> _Information provided_
>> Begin

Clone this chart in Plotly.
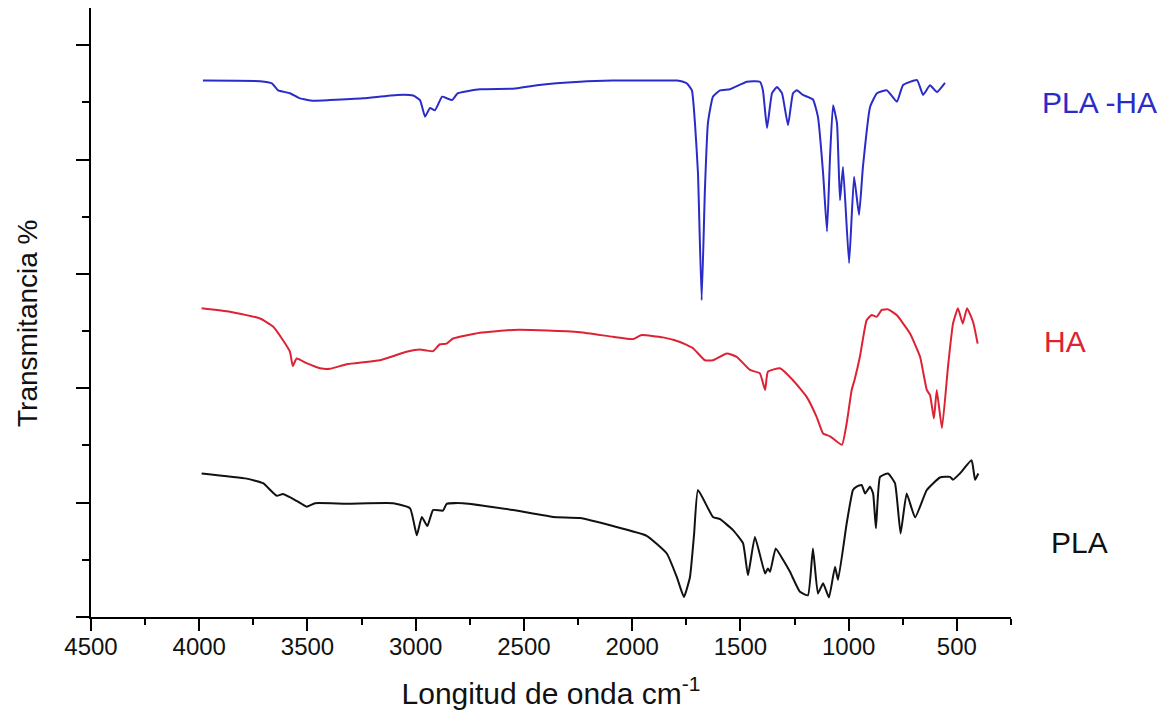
import plotly.graph_objects as go

# ---- data (wavenumber cm-1, transmittance arb. units) ----
pla_ha_wn = [3983, 3719, 3664, 3636, 3581, 3534, 3474, 3396, 3243, 3086,
             3012, 2980, 2957, 2934, 2911, 2878, 2855, 2832, 2805, 2703,
             2550, 2440, 2241, 2089, 1932, 1793, 1765, 1747, 1724, 1710,
             1696, 1679, 1664, 1650, 1627, 1594, 1548, 1470, 1410, 1396,
             1377, 1354, 1331, 1308, 1280, 1257, 1239, 1211, 1165, 1142,
             1118, 1100, 1086, 1072, 1054, 1040, 1026, 998, 975, 952,
             934, 901, 869, 823, 777, 749, 684, 656, 624, 592, 555]
pla_ha_t = [93.8, 93.7, 93.3, 92.1, 91.6, 90.7, 90.3, 90.4, 90.7, 91.3,
            91.2, 90.4, 87.5, 89.0, 88.6, 91.0, 90.7, 90.4, 91.6, 92.3,
            92.4, 93.0, 93.6, 93.8, 93.8, 93.8, 93.6, 93.3, 92.1, 86.4,
            77.6, 55.4, 74.7, 86.4, 91.0, 92.1, 92.3, 93.6, 93.6, 92.1,
            85.5, 91.6, 92.7, 91.6, 86.0, 91.6, 92.1, 91.3, 90.5, 87.5,
            77.6, 67.4, 80.5, 89.5, 86.4, 72.9, 78.7, 61.9, 77.0, 70.3,
            78.7, 89.2, 91.6, 92.1, 90.1, 93.0, 93.9, 91.3, 93.0, 91.8, 93.4]

ha_wn = [3989, 3858, 3719, 3659, 3613, 3581, 3568, 3550, 3504, 3442,
         3396, 3319, 3165, 3042, 2980, 2949, 2920, 2888, 2857, 2828,
         2703, 2550, 2393, 2241, 2089, 1996, 1956, 1858, 1779, 1719,
         1664, 1627, 1563, 1517, 1456, 1410, 1386, 1373, 1317, 1257,
         1194, 1148, 1118, 1086, 1031, 1009, 986, 971, 948, 917,
         894, 870, 847, 818, 778, 717, 670, 639, 624, 606,
         593, 569, 541, 518, 495, 473, 453, 425, 404]
ha_t = [54.0, 53.4, 52.2, 50.8, 48.4, 46.4, 43.9, 45.2, 44.4, 43.5,
        43.4, 44.2, 44.9, 46.4, 46.8, 46.6, 46.5, 47.7, 47.8, 48.7,
        49.7, 50.2, 50.1, 49.8, 49.0, 48.6, 49.3, 48.9, 48.1, 47.0,
        44.9, 44.9, 46.1, 45.5, 43.2, 42.6, 39.7, 42.9, 43.5, 41.4,
        38.5, 35.0, 32.1, 31.6, 30.1, 33.9, 39.7, 41.7, 45.5, 51.9,
        52.8, 52.5, 53.7, 53.8, 52.8, 49.6, 45.5, 39.7, 38.8, 34.7,
        39.7, 33.0, 43.8, 51.3, 54.0, 51.3, 54.0, 51.6, 47.8]

pla_wn = [3989, 3781, 3705, 3642, 3613, 3550, 3504, 3465, 3319, 3105,
          3026, 2995, 2972, 2946, 2920, 2874, 2857, 2782, 2550, 2366,
          2241, 2089, 1933, 1840, 1794, 1761, 1733, 1714, 1696, 1627,
          1594, 1534, 1488, 1465, 1433, 1386, 1373, 1363, 1337, 1303,
          1271, 1225, 1188, 1165, 1142, 1118, 1091, 1063, 1049, 1009,
          980, 963, 940, 924, 901, 887, 874, 855, 818, 786,
          760, 732, 693, 639, 578, 532, 518, 486, 432, 416, 401]
pla_t = [25.1, 24.2, 23.4, 21.2, 21.5, 20.3, 19.3, 19.9, 19.8, 19.9,
         19.0, 14.3, 17.5, 15.9, 18.7, 18.6, 19.8, 19.9, 18.7, 17.5,
         17.3, 15.9, 14.2, 11.1, 7.0, 3.5, 7.0, 14.5, 22.2, 17.5,
         17.1, 15.2, 12.9, 7.3, 14.0, 7.6, 8.5, 7.9, 12.0, 10.0,
         7.9, 4.4, 3.8, 12.0, 4.1, 5.9, 3.4, 8.8, 6.5, 16.4,
         22.2, 22.8, 23.1, 21.6, 22.8, 21.6, 15.5, 24.5, 25.1, 23.4,
         14.6, 21.6, 17.4, 22.2, 24.4, 24.5, 24.0, 25.1, 27.4, 24.0, 25.1]

series_names = ["PLA -HA", "HA", "PLA"]
series_colors = ["#2b2bc8", "#dd2233", "#111111"]
label_y = [0.845, 0.4516, 0.123]
label_x = [1.0315, 1.0335, 1.0415]

x_range = [4500, 250]
y_range = [0, 106.5]

FONT = "Liberation Sans, Arial, sans-serif"

fig = go.Figure()
for name, wn, t, col in zip(series_names,
                            [pla_ha_wn, ha_wn, pla_wn],
                            [pla_ha_t, ha_t, pla_t],
                            series_colors):
    fig.add_trace(go.Scatter(x=wn, y=t, mode="lines", name=name,
                             line=dict(color=col, width=2,
                                       shape="spline", smoothing=0.4),
                             showlegend=False))

for name, col, lx, ly in zip(series_names, series_colors, label_x, label_y):
    fig.add_annotation(text=name, xref="paper", yref="paper", x=lx, y=ly,
                       xanchor="left", yanchor="middle", showarrow=False,
                       font=dict(family=FONT, size=30, color=col))

# y-axis title placed as rotated text left of the axis
fig.add_annotation(text="Transmitancia %", xref="paper", yref="paper",
                   x=-0.069, y=0.482, xanchor="center", yanchor="middle",
                   textangle=-90, showarrow=False,
                   font=dict(family=FONT, size=28, color="#111111"))

fig.update_layout(
    width=1168, height=715,
    margin=dict(l=91, r=157, t=8, b=98),
    plot_bgcolor="white", paper_bgcolor="white",
    font=dict(family=FONT, color="#111111"),
)
fig.update_xaxes(
    range=x_range, tick0=0, dtick=500,
    ticks="outside", ticklen=12, tickwidth=2, tickcolor="black",
    ticklabelstandoff=-5,
    showline=True, linecolor="black", linewidth=2,
    showgrid=False, zeroline=False,
    tickfont=dict(size=24, color="#111111"),
    minor=dict(dtick=250, tick0=0, ticks="outside", ticklen=6,
               tickwidth=2, tickcolor="black", showgrid=False),
    title=dict(text="Longitud de onda cm<sup>-1</sup>",
               font=dict(size=30, color="#111111"), standoff=24),
)
fig.update_yaxes(
    range=y_range, tick0=0, dtick=20,
    ticks="outside", ticklen=13, tickwidth=2, tickcolor="black",
    showticklabels=False,
    showline=True, linecolor="black", linewidth=2,
    showgrid=False, zeroline=False,
    minor=dict(dtick=10, tick0=0, ticks="outside", ticklen=7,
               tickwidth=2, tickcolor="black", showgrid=False),
)

fig.write_html("out.html")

>> End

> _Aim_
Do not copy the pictures, but repeat every line exactly.

> _Answer_
Clone this chart in Plotly.
import plotly.graph_objects as go

# ---- data (wavenumber cm-1, transmittance arb. units) ----
pla_ha_wn = [3983, 3719, 3664, 3636, 3581, 3534, 3474, 3396, 3243, 3086,
             3012, 2980, 2957, 2934, 2911, 2878, 2855, 2832, 2805, 2703,
             2550, 2440, 2241, 2089, 1932, 1793, 1765, 1747, 1724, 1710,
             1696, 1679, 1664, 1650, 1627, 1594, 1548, 1470, 1410, 1396,
             1377, 1354, 1331, 1308, 1280, 1257, 1239, 1211, 1165, 1142,
             1118, 1100, 1086, 1072, 1054, 1040, 1026, 998, 975, 952,
             934, 901, 869, 823, 777, 749, 684, 656, 624, 592, 555]
pla_ha_t = [93.8, 93.7, 93.3, 92.1, 91.6, 90.7, 90.3, 90.4, 90.7, 91.3,
            91.2, 90.4, 87.5, 89.0, 88.6, 91.0, 90.7, 90.4, 91.6, 92.3,
            92.4, 93.0, 93.6, 93.8, 93.8, 93.8, 93.6, 93.3, 92.1, 86.4,
            77.6, 55.4, 74.7, 86.4, 91.0, 92.1, 92.3, 93.6, 93.6, 92.1,
            85.5, 91.6, 92.7, 91.6, 86.0, 91.6, 92.1, 91.3, 90.5, 87.5,
            77.6, 67.4, 80.5, 89.5, 86.4, 72.9, 78.7, 61.9, 77.0, 70.3,
            78.7, 89.2, 91.6, 92.1, 90.1, 93.0, 93.9, 91.3, 93.0, 91.8, 93.4]

ha_wn = [3989, 3858, 3719, 3659, 3613, 3581, 3568, 3550, 3504, 3442,
         3396, 3319, 3165, 3042, 2980, 2949, 2920, 2888, 2857, 2828,
         2703, 2550, 2393, 2241, 2089, 1996, 1956, 1858, 1779, 1719,
         1664, 1627, 1563, 1517, 1456, 1410, 1386, 1373, 1317, 1257,
         1194, 1148, 1118, 1086, 1031, 1009, 986, 971, 948, 917,
         894, 870, 847, 818, 778, 717, 670, 639, 624, 606,
         593, 569, 541, 518, 495, 473, 453, 425, 404]
ha_t = [54.0, 53.4, 52.2, 50.8, 48.4, 46.4, 43.9, 45.2, 44.4, 43.5,
        43.4, 44.2, 44.9, 46.4, 46.8, 46.6, 46.5, 47.7, 47.8, 48.7,
        49.7, 50.2, 50.1, 49.8, 49.0, 48.6, 49.3, 48.9, 48.1, 47.0,
        44.9, 44.9, 46.1, 45.5, 43.2, 42.6, 39.7, 42.9, 43.5, 41.4,
        38.5, 35.0, 32.1, 31.6, 30.1, 33.9, 39.7, 41.7, 45.5, 51.9,
        52.8, 52.5, 53.7, 53.8, 52.8, 49.6, 45.5, 39.7, 38.8, 34.7,
        39.7, 33.0, 43.8, 51.3, 54.0, 51.3, 54.0, 51.6, 47.8]

pla_wn = [3989, 3781, 3705, 3642, 3613, 3550, 3504, 3465, 3319, 3105,
          3026, 2995, 2972, 2946, 2920, 2874, 2857, 2782, 2550, 2366,
          2241, 2089, 1933, 1840, 1794, 1761, 1733, 1714, 1696, 1627,
          1594, 1534, 1488, 1465, 1433, 1386, 1373, 1363, 1337, 1303,
          1271, 1225, 1188, 1165, 1142, 1118, 1091, 1063, 1049, 1009,
          980, 963, 940, 924, 901, 887, 874, 855, 818, 786,
          760, 732, 693, 639, 578, 532, 518, 486, 432, 416, 401]
pla_t = [25.1, 24.2, 23.4, 21.2, 21.5, 20.3, 19.3, 19.9, 19.8, 19.9,
         19.0, 14.3, 17.5, 15.9, 18.7, 18.6, 19.8, 19.9, 18.7, 17.5,
         17.3, 15.9, 14.2, 11.1, 7.0, 3.5, 7.0, 14.5, 22.2, 17.5,
         17.1, 15.2, 12.9, 7.3, 14.0, 7.6, 8.5, 7.9, 12.0, 10.0,
         7.9, 4.4, 3.8, 12.0, 4.1, 5.9, 3.4, 8.8, 6.5, 16.4,
         22.2, 22.8, 23.1, 21.6, 22.8, 21.6, 15.5, 24.5, 25.1, 23.4,
         14.6, 21.6, 17.4, 22.2, 24.4, 24.5, 24.0, 25.1, 27.4, 24.0, 25.1]

series_names = ["PLA -HA", "HA", "PLA"]
series_colors = ["#2b2bc8", "#dd2233", "#111111"]
label_y = [0.845, 0.4516, 0.123]
label_x = [1.0315, 1.0335, 1.0415]

x_range = [4500, 250]
y_range = [0, 106.5]

FONT = "Liberation Sans, Arial, sans-serif"

fig = go.Figure()
for name, wn, t, col in zip(series_names,
                            [pla_ha_wn, ha_wn, pla_wn],
                            [pla_ha_t, ha_t, pla_t],
                            series_colors):
    fig.add_trace(go.Scatter(x=wn, y=t, mode="lines", name=name,
                             line=dict(color=col, width=2,
                                       shape="spline", smoothing=0.4),
                             showlegend=False))

for name, col, lx, ly in zip(series_names, series_colors, label_x, label_y):
    fig.add_annotation(text=name, xref="paper", yref="paper", x=lx, y=ly,
                       xanchor="left", yanchor="middle", showarrow=False,
                       font=dict(family=FONT, size=30, color=col))

# y-axis title placed as rotated text left of the axis
fig.add_annotation(text="Transmitancia %", xref="paper", yref="paper",
                   x=-0.069, y=0.482, xanchor="center", yanchor="middle",
                   textangle=-90, showarrow=False,
                   font=dict(family=FONT, size=28, color="#111111"))

fig.update_layout(
    width=1168, height=715,
    margin=dict(l=91, r=157, t=8, b=98),
    plot_bgcolor="white", paper_bgcolor="white",
    font=dict(family=FONT, color="#111111"),
)
fig.update_xaxes(
    range=x_range, tick0=0, dtick=500,
    ticks="outside", ticklen=12, tickwidth=2, tickcolor="black",
    ticklabelstandoff=-5,
    showline=True, linecolor="black", linewidth=2,
    showgrid=False, zeroline=False,
    tickfont=dict(size=24, color="#111111"),
    minor=dict(dtick=250, tick0=0, ticks="outside", ticklen=6,
               tickwidth=2, tickcolor="black", showgrid=False),
    title=dict(text="Longitud de onda cm<sup>-1</sup>",
               font=dict(size=30, color="#111111"), standoff=24),
)
fig.update_yaxes(
    range=y_range, tick0=0, dtick=20,
    ticks="outside", ticklen=13, tickwidth=2, tickcolor="black",
    showticklabels=False,
    showline=True, linecolor="black", linewidth=2,
    showgrid=False, zeroline=False,
    minor=dict(dtick=10, tick0=0, ticks="outside", ticklen=7,
               tickwidth=2, tickcolor="black", showgrid=False),
)

fig.write_html("out.html")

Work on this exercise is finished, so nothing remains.